A Poesia de Márcia Lio Magalhães
Fim de tarde, silêncio de um sol brando
eu me volto para minha interioridade. Entrego-me à reflexão para falar de poesia
— gênero que não domino. Sou um viajante do semiárido brasileiro que nas horas
vagas ousa transitar pela prosa enquanto invejo os poetas. Pois não sou dos
mares, dos céus, dos sonhos; senão um atuante das secas. Um homem da caatinga e
dos cactos (xique-xique, mandacaru, facheiro...), dos juazeiros e assemelhados a
serviço da prospecção de água para dessedentar os sofridos irmãos nordestinos.
Mas depois de ler A Pele Que Habito,
de Márcia Lio Magalhães, não me contive. E assim largado dos meus sóis e de
meus personagens hilários do cotidiano a que assisto e crio, lanço-me neste
abismo azul de substância infinita, a banhar de luz o espírito dos vates.
Arrisco-me nesta resenha penetrando as profundezas das melodias das manhãs de
setembro, das primaveras e seus jardins, dos invernos frios de solidão, dos
outonos das árvores cobertas de folhas que esmaecem e caem no encantado chão de
Márcia Lio.
A Pele Que Habito é uma obra eivada de
sentimento, extensão e fluidez; intrínseca do corpo que fala desnudando por
completo a alma da autora.
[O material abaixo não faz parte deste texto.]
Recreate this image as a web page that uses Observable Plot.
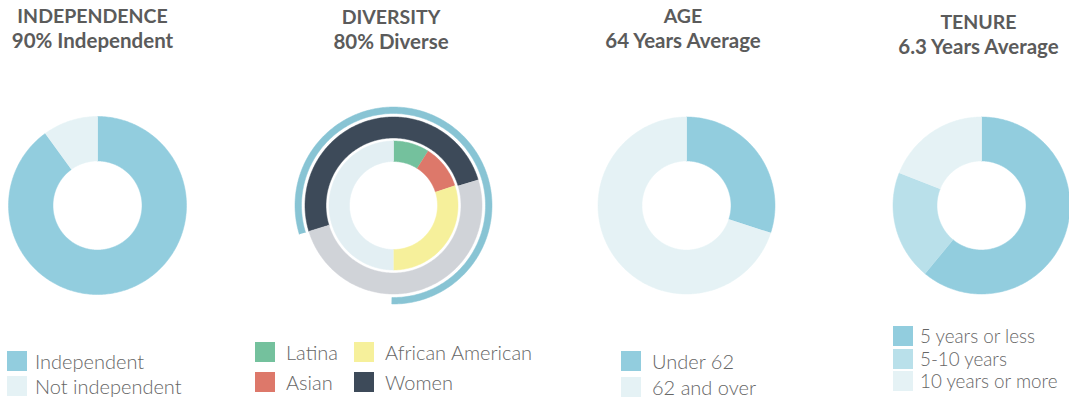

Tecida por palavras mágicas e sonoras que transbordam
amor a revelar seus mistérios. Colhi nos versos de Márcia um enfoque social e
humano, onde há compaixão: o conhecimento da dor alheia. Vi no amor dos amantes
esta força infinita que rege o mundo em sua mais ampla dimensão. Assim como detectei
a coragem das emoções vivenciadas nas esperanças da conduta humana. E mais: o
antagonismo entre o prazer e a dor no trânsito da saudade; a angústia colocando
o homem diante de si mesmo enquanto ser cósmico que o é a compreender sua
existência; o amor acompanhado de excitação e desejo. É que no domínio de seus
versos a autora confere, decodifica, interpreta e analisa o afeto em todos os
sentidos. Faz, com extrema sensibilidade, sua arte fluir entre o criador e a criatura,
numa atividade lúdica a nos revelar o romantismo de um olhar atento,
expressivo, fascinante do particular modo de se expressar. Lembro Fernando
Pessoa: “A espantosa realidade das coisas é a sua descoberta de todos os dias”.
Através do mundo poético a autora se
veste de poesia fazendo dela sua própria pele. Um poder que só a poesia o tem.
Márcia nos convida a mergulhar em suas fronteiras de brancas brumas, a velejar
em arco-íris melodioso, a voltar o olhar para várias regiões contempladas pelo
coração. Tudo elaborado como prova da luz e da razão que nela brotam.
Parabenizo Márcia Lio por A Pele Que Habito erguendo um brinde e
convidando o leitor a beber deste cálice transbordante de encantadores versos.